For the new algorithm, the key idea is to avoid the costly procedure of finding the edge with the smallest cost. Instead, we will do some sampling. That is, we define weights for edges, and sample according to these weights, which means that the probability of picking an edge will be proportional to the weight. Just to clarify the vocabulary: now both edges and hyperedges have weights, and there are no cost anymore.
So how do we update the weights of the edges in order to give more weights to the ones that do not cross already-heavy hyperedges? One way would be, for every edge, to go over the hyperedges it crosses and infer some weight, but we would revived the $O(mn^2)$ we want to avoid.
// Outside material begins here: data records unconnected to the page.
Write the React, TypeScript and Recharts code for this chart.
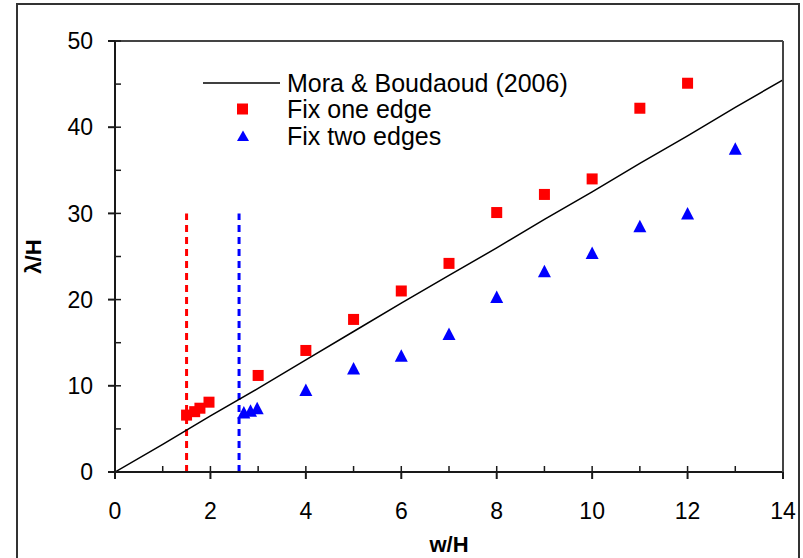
import { ComposedChart, Legend, Line, ReferenceLine, Scatter, XAxis, YAxis } from "recharts";

// Mora & Boudaoud (2006) prediction
const moraW = [0, 1, 2, 3, 4, 5, 6, 7, 8, 9, 10, 11, 12, 13, 14];
const moraL = [0, 3.2, 6.5, 9.7, 13.0, 16.3, 19.6, 22.8, 26.0, 29.3, 32.5, 35.8, 39.0, 42.3, 45.5];

// measured wavelengths, one clamped edge
const oneEdgeW = [1.5, 1.67, 1.78, 1.97, 3, 4, 5, 6, 7, 8, 9, 10, 11, 12];
const oneEdgeL = [6.6, 7.0, 7.4, 8.1, 11.2, 14.1, 17.7, 21.0, 24.2, 30.1, 32.2, 34.0, 42.2, 45.1];

// measured wavelengths, two clamped edges
const twoEdgeW = [2.7, 2.84, 2.98, 4, 5, 6, 7, 8, 9, 10, 11, 12, 13];
const twoEdgeL = [6.9, 7.1, 7.4, 9.5, 12.0, 13.5, 16.0, 20.3, 23.3, 25.4, 28.5, 30.0, 37.5];

// critical widths (dotted markers) and their height
const criticalW = [1.5, 2.6];
const criticalTop = 30;

const xMajor = [0, 2, 4, 6, 8, 10, 12, 14];
const xMinor = [0, 1, 2, 3, 4, 5, 6, 7, 8, 9, 10, 11, 12, 13, 14];
const yMajor = [0, 10, 20, 30, 40, 50];
const yMinor = [0, 5, 10, 15, 20, 25, 30, 35, 40, 45, 50];

const seriesNames = ["Mora & Boudaoud (2006)", "Fix one edge", "Fix two edges"];

const RED = "#ff0000";
const BLUE = "#0000ff";
const AXIS = "#1a1a1a";
const FONT = "'Liberation Sans', Arial, sans-serif";

const mora = moraW.map((x, i) => ({ x, y: moraL[i] }));
const oneEdge = oneEdgeW.map((x, i) => ({ x, y: oneEdgeL[i] }));
const twoEdge = twoEdgeW.map((x, i) => ({ x, y: twoEdgeL[i] }));
const criticalColors = [RED, BLUE];

const Square = ({ cx, cy }: any) => <rect x={cx - 5.5} y={cy - 5.5} width={11} height={11} fill={RED} />;

const Triangle = ({ cx, cy }: any) => (
  <polygon points={`${cx},${cy - 6.5} ${cx + 6.5},${cy + 6} ${cx - 6.5},${cy + 6}`} fill={BLUE} />
);

const Nothing = () => null;
const NoLabel = () => <g />;

const icons: Record<string, (y: number) => JSX.Element> = {
  [seriesNames[0]]: (y) => <line x1={0} x2={77} y1={y} y2={y} stroke="#000" strokeWidth={1.5} />,
  [seriesNames[1]]: (y) => <rect x={34} y={y - 5.5} width={11} height={11} fill={RED} />,
  [seriesNames[2]]: (y) => <polygon points={`40,${y - 5.5} 46,${y + 5} 34,${y + 5}`} fill={BLUE} />,
};

const LegendBox = ({ payload }: any) => {
  const shown = seriesNames.filter((n) => (payload || []).some((p: any) => p.value === n));
  return (
    <div style={{ fontFamily: FONT }}>
      {shown.map((n) => (
        <div key={n} style={{ display: "flex", alignItems: "center", height: 26.3 }}>
          <svg width={84} height={26}>{icons[n](13)}</svg>
          <span style={{ fontSize: 25, lineHeight: "26px", color: "#000" }}>{n}</span>
        </div>
      ))}
    </div>
  );
};

const XTitle = ({ viewBox }: any) => (
  <text
    x={viewBox.x + viewBox.width / 2}
    y={viewBox.y + 72}
    textAnchor="middle"
    dominantBaseline="central"
    fontSize={22}
    fontWeight="bold"
    fontFamily={FONT}
    fill="#000"
  >
    w/H
  </text>
);

const YTitle = ({ viewBox }: any) => {
  const cx = viewBox.x + 33;
  const cy = viewBox.y + viewBox.height / 2;
  return (
    <text
      x={cx}
      y={cy}
      transform={`rotate(-90 ${cx} ${cy})`}
      textAnchor="middle"
      dominantBaseline="central"
      fontSize={22}
      fontWeight="bold"
      fontFamily={FONT}
      fill="#000"
    >
      λ/H
    </text>
  );
};

const tickStyle = { fontSize: 23, fill: "#000", fontFamily: FONT };

export default function App() {
  return (
    <div style={{ position: "absolute", left: 0, top: 0, width: 803, height: 558, overflow: "hidden", background: "#fff" }}>
      <div
        style={{
          position: "absolute",
          left: 16,
          top: 3,
          width: 784,
          height: 600,
          border: "2px solid #333",
          boxSizing: "border-box",
        }}
      />
      <ComposedChart
        width={803}
        height={558}
        margin={{ top: 41, right: 20, bottom: 0, left: 0 }}
        style={{ position: "absolute", left: 0, top: 0 }}
      >
        <XAxis
          xAxisId={0}
          dataKey="x"
          type="number"
          domain={[0, 14]}
          ticks={xMajor}
          allowDataOverflow
          height={86}
          tickSize={7}
          tickMargin={24}
          tick={tickStyle}
          stroke={AXIS}
          strokeWidth={2}
          label={<XTitle />}
        />
        {/* inward ticks and the top/right frame are mirrored axes */}
        <XAxis
          xAxisId="minor"
          dataKey="x"
          type="number"
          domain={[0, 14]}
          ticks={xMinor}
          allowDataOverflow
          mirror
          height={1}
          tickSize={6}
          tick={<NoLabel />}
          stroke={AXIS}
          strokeWidth={1.5}
        />
        <XAxis
          xAxisId="top"
          dataKey="x"
          orientation="top"
          type="number"
          domain={[0, 14]}
          allowDataOverflow
          mirror
          height={1}
          tick={false}
          tickLine={false}
          stroke="#444"
          strokeWidth={2}
        />
        <YAxis
          yAxisId={0}
          type="number"
          domain={[0, 50]}
          ticks={yMajor}
          allowDataOverflow
          width={115}
          tickSize={7}
          tickMargin={15}
          tick={tickStyle}
          stroke={AXIS}
          strokeWidth={2}
          label={<YTitle />}
        />
        <YAxis
          yAxisId="minor"
          type="number"
          domain={[0, 50]}
          ticks={yMinor}
          allowDataOverflow
          mirror
          width={1}
          tickSize={6}
          tick={<NoLabel />}
          stroke={AXIS}
          strokeWidth={1.5}
        />
        <YAxis
          yAxisId="right"
          orientation="right"
          type="number"
          domain={[0, 50]}
          allowDataOverflow
          mirror
          width={1}
          tick={false}
          tickLine={false}
          stroke="#444"
          strokeWidth={2}
        />
        <Scatter
          data={mora}
          dataKey="y"
          xAxisId="minor"
          yAxisId="minor"
          shape={<Nothing />}
          legendType="none"
          isAnimationActive={false}
        />
        <Scatter
          data={mora}
          dataKey="y"
          xAxisId="top"
          yAxisId="right"
          shape={<Nothing />}
          legendType="none"
          isAnimationActive={false}
        />
        {criticalW.map((w, i) => (
          <ReferenceLine
            key={w}
            segment={[
              { x: w, y: 0 },
              { x: w, y: criticalTop },
            ]}
            stroke={criticalColors[i]}
            strokeWidth={3}
            strokeDasharray="7 5"
            ifOverflow="visible"
          />
        ))}
        <Line
          data={mora}
          dataKey="y"
          name={seriesNames[0]}
          type="linear"
          stroke="#000"
          strokeWidth={1.5}
          dot={false}
          activeDot={false}
          isAnimationActive={false}
        />
        <Scatter data={oneEdge} dataKey="y" name={seriesNames[1]} fill={RED} shape={<Square />} isAnimationActive={false} />
        <Scatter data={twoEdge} dataKey="y" name={seriesNames[2]} fill={BLUE} shape={<Triangle />} isAnimationActive={false} />
        <Legend
          layout="vertical"
          align="center"
          verticalAlign="middle"
          content={<LegendBox />}
          wrapperStyle={{ left: 203, top: 70, width: 400 }}
        />
      </ComposedChart>
    </div>
  );
}
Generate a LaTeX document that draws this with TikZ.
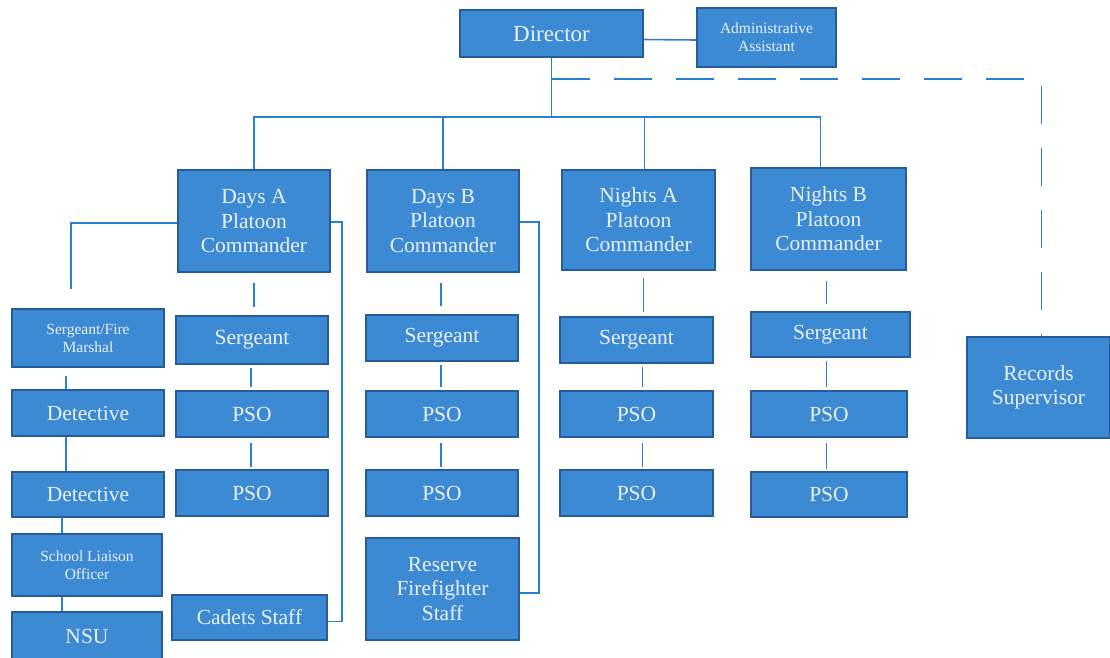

Instead the edge weight update will itself depend on a sampling.
Here is the pseudo-code of the modified algorithm.
- Initially, every hyperedge and every edge has weight 1.
- For $i=1$ to $n-1$:
- Sample an edge $e$ according to edge weights, and add it to the path.
- Sample a hyperedge $h$ according to hyperedge weights.
- Double the weight of any hyperedge that is crossed by $e$.
- Halve the weights of any edge that is crossing $h$.
- Remove all vertices that have two incident edges already in the path.
Thanks to sampling, the complexity of each loop is reduced. What is less clear is whether this is good enough to lead to a good path. And the answer is no a priori.
More new ideas
Something that makes the algorithm above deviate from the desired behavior is the innocent-looking last step of every loop (that is, removing the vertices that are useless) that messes up the structure of the weights. And the error is amplified, iteration after iteration. What the authors do is to reinitialize the weights periodically (a logarithmic number of times), to avoid too much deviation.
Finally, to gain even more on the complexity, they also do not fully perform the weight doubling and weight halving, and again sample (uniformly this time) for this step.
A very nice algorithm! And also an implementable one: the authors have an open-access code that can handle large instances.